Skip to main content

Modules/mmapmodule.c (part 3)

Source:

cpython 3.14 @ ab2d84fe1023/Modules/mmapmodule.c

This annotation covers I/O and search operations on memory-mapped files. See modules_mmap2_detail for mmap.__new__, ACCESS_READ/WRITE/COPY, and the buffer protocol.

Map

LinesSymbolRole
1-80mmap.readRead bytes advancing the file position
81-160mmap.writeWrite bytes at the current position
161-240mmap.seekMove the file position
241-340mmap.find / mmap.rfindSearch for a byte sequence
341-500mmap.resizeResize the underlying file and mapping

Reading

mmap.read

// CPython: Modules/mmapmodule.c:480 mmap_read_method
static PyObject *
mmap_read_method(mmap_object *self, PyObject *args)
{
Py_ssize_t num_bytes = PY_SSIZE_T_MAX;
if (!PyArg_ParseTuple(args, "|n:read", &num_bytes)) return NULL;
CHECK_VALID(NULL);
Py_ssize_t available = self->size - self->pos;
if (num_bytes > available) num_bytes = available;
if (num_bytes == 0) return PyBytes_FromStringAndSize(NULL, 0);
PyObject *result = PyBytes_FromStringAndSize(self->data + self->pos, num_bytes);
self->pos += num_bytes;
return result;
}

mmap.read(n) copies n bytes from the mapped memory starting at self->pos into a bytes object.

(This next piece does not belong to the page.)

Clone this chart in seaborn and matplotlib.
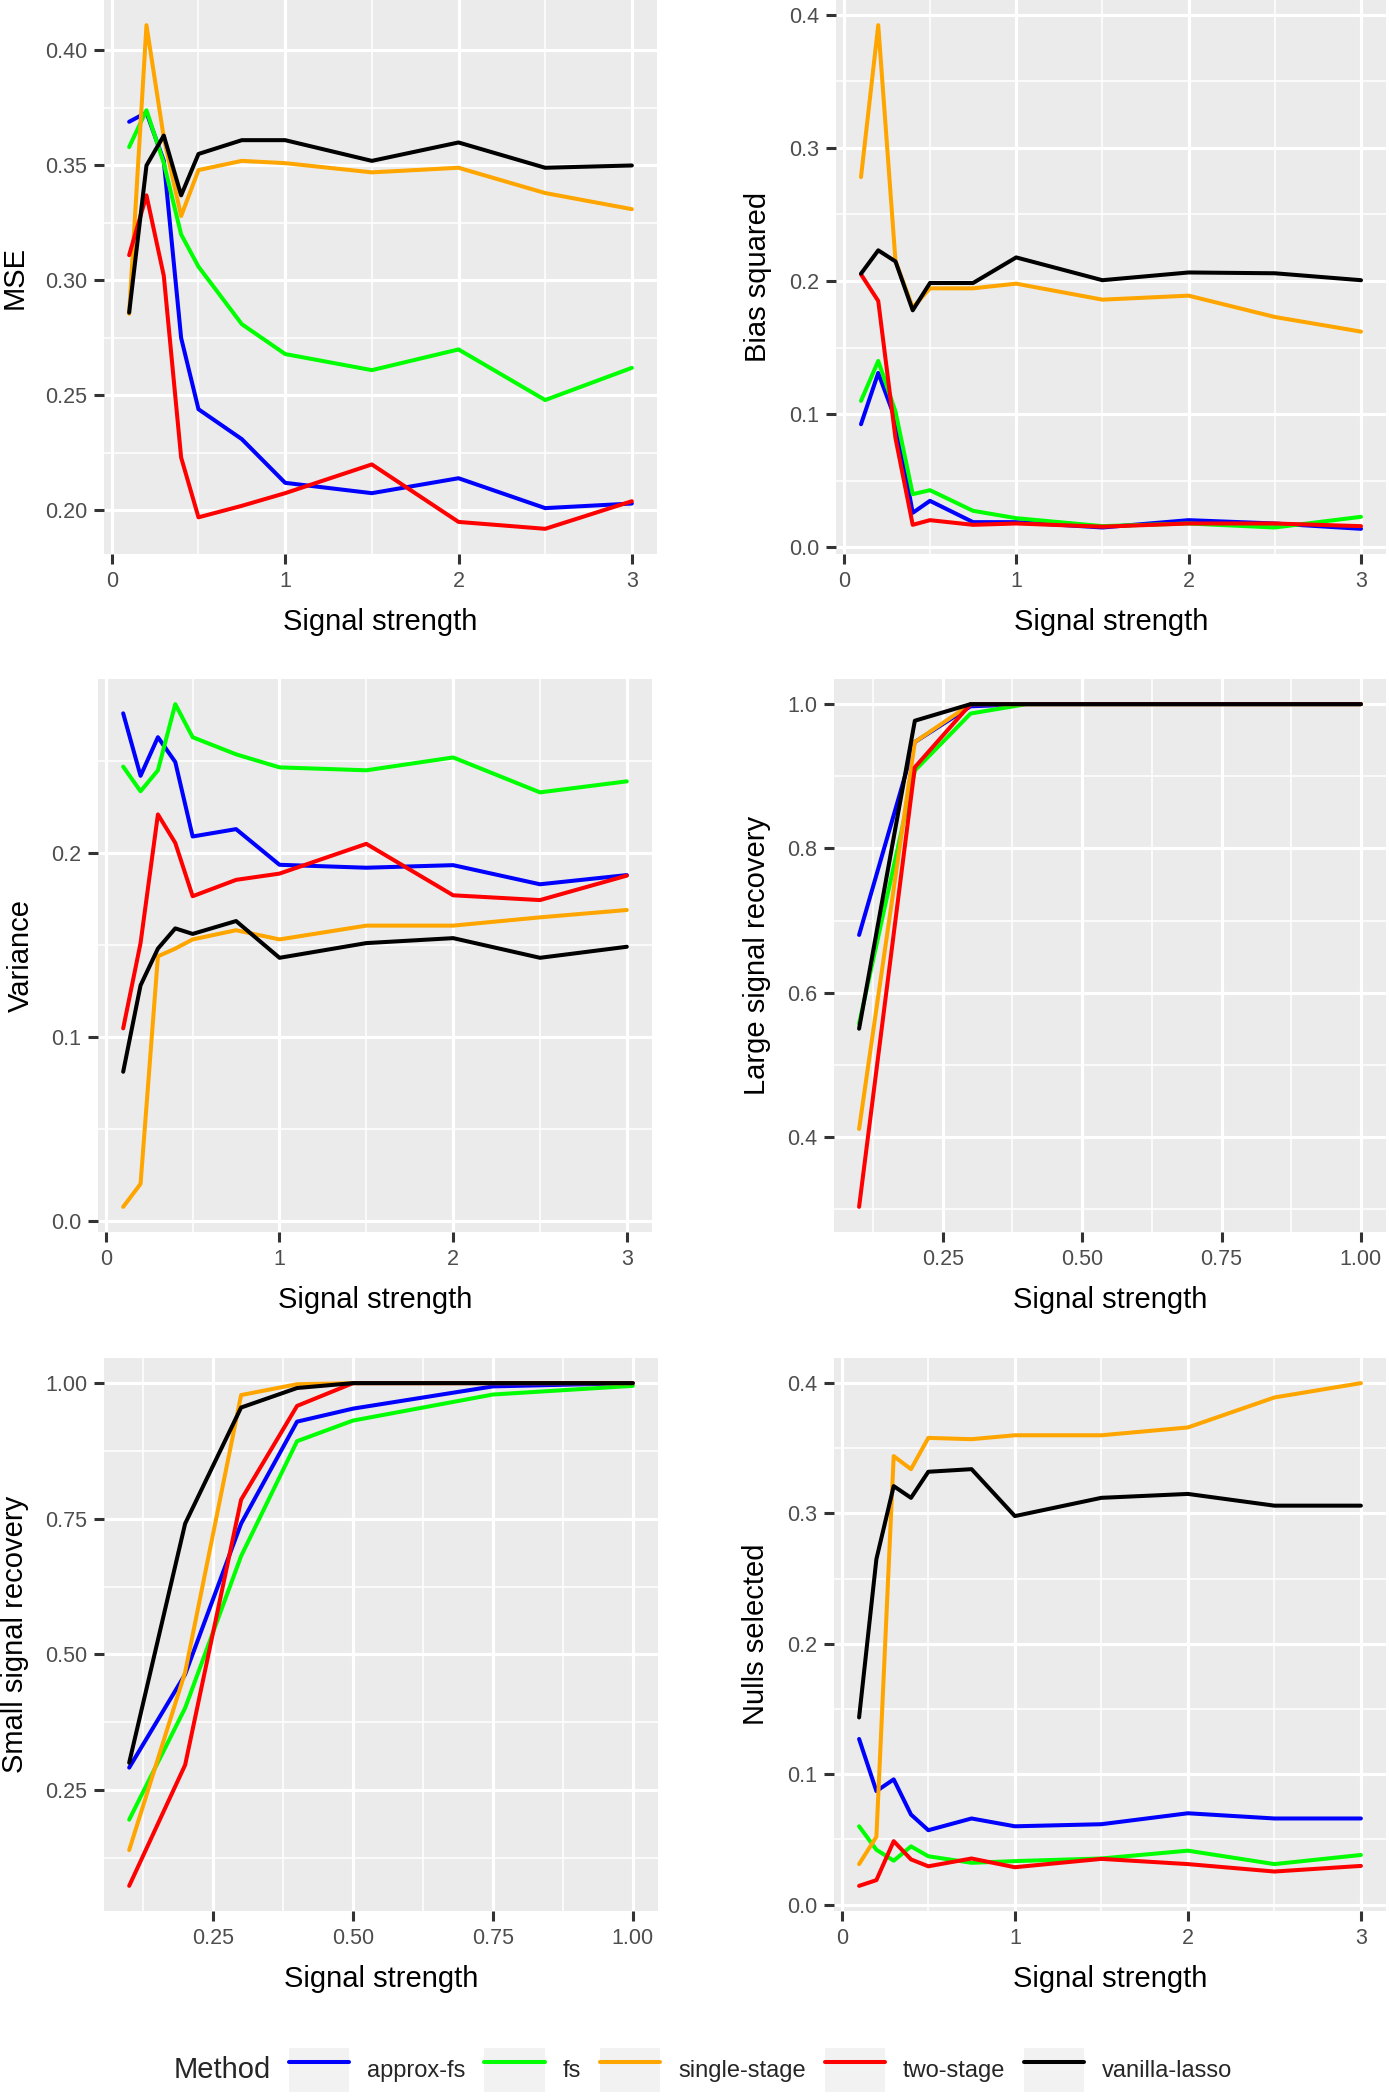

No syscall is needed — reading from mmap triggers a page fault on first access but subsequent reads are pure memory copies.

mmap.find

// CPython: Modules/mmapmodule.c:580 mmap_find_method
static PyObject *
mmap_find_method(mmap_object *self, PyObject *args, int reverse)
{
Py_ssize_t start = self->pos, end = self->size;
Py_buffer view;
if (!PyArg_ParseTuple(args, "y*|nn:find", &view, &start, &end)) return NULL;
const char *p;
if (!reverse)
p = memmem(self->data + start, end - start, view.buf, view.len);
else
p = memrmem(self->data, end, view.buf, view.len, start);
PyBuffer_Release(&view);
return PyLong_FromSsize_t(p ? p - self->data : -1);
}

mm.find(b'pattern') uses memmem (GNU extension; portable fallback otherwise) to search the mapped region. Returns the byte offset from the start of the mapping, or -1 if not found. Works on binary data — not newline-aware like io.IOBase.readline.

mmap.resize

// CPython: Modules/mmapmodule.c:680 mmap_resize_method
static PyObject *
mmap_resize_method(mmap_object *self, PyObject *args)
{
Py_ssize_t new_size;
if (!PyArg_ParseTuple(args, "n:resize", &new_size)) return NULL;
CHECK_VALID(NULL);
/* Unmap the current region */
munmap(self->data, self->size);
/* Resize the underlying file */
ftruncate(self->fd, new_size);
/* Re-map */
self->data = mmap(NULL, new_size, self->prot, self->flags, self->fd, 0);
if (self->data == MAP_FAILED) {
self->data = NULL;
return PyErr_SetFromErrno(PyExc_OSError);
}
self->size = new_size;
Py_RETURN_NONE;
}

mm.resize(new_size) extends or truncates the mapping. On POSIX, this requires unmapping and remapping because mremap is not universally available. All existing references (e.g., memoryview objects) pointing into the old mapping become dangerously invalid after resize.

gopy notes

mmap.read is module/mmap.Read in module/mmap/module.go; copies from []byte slice using Go's copy. mmap.find uses bytes.Index and bytes.LastIndex. mmap.resize calls syscall.Ftruncate and syscall.Mmap/syscall.Munmap. The mmap region is a Go []byte backed by the OS mapping.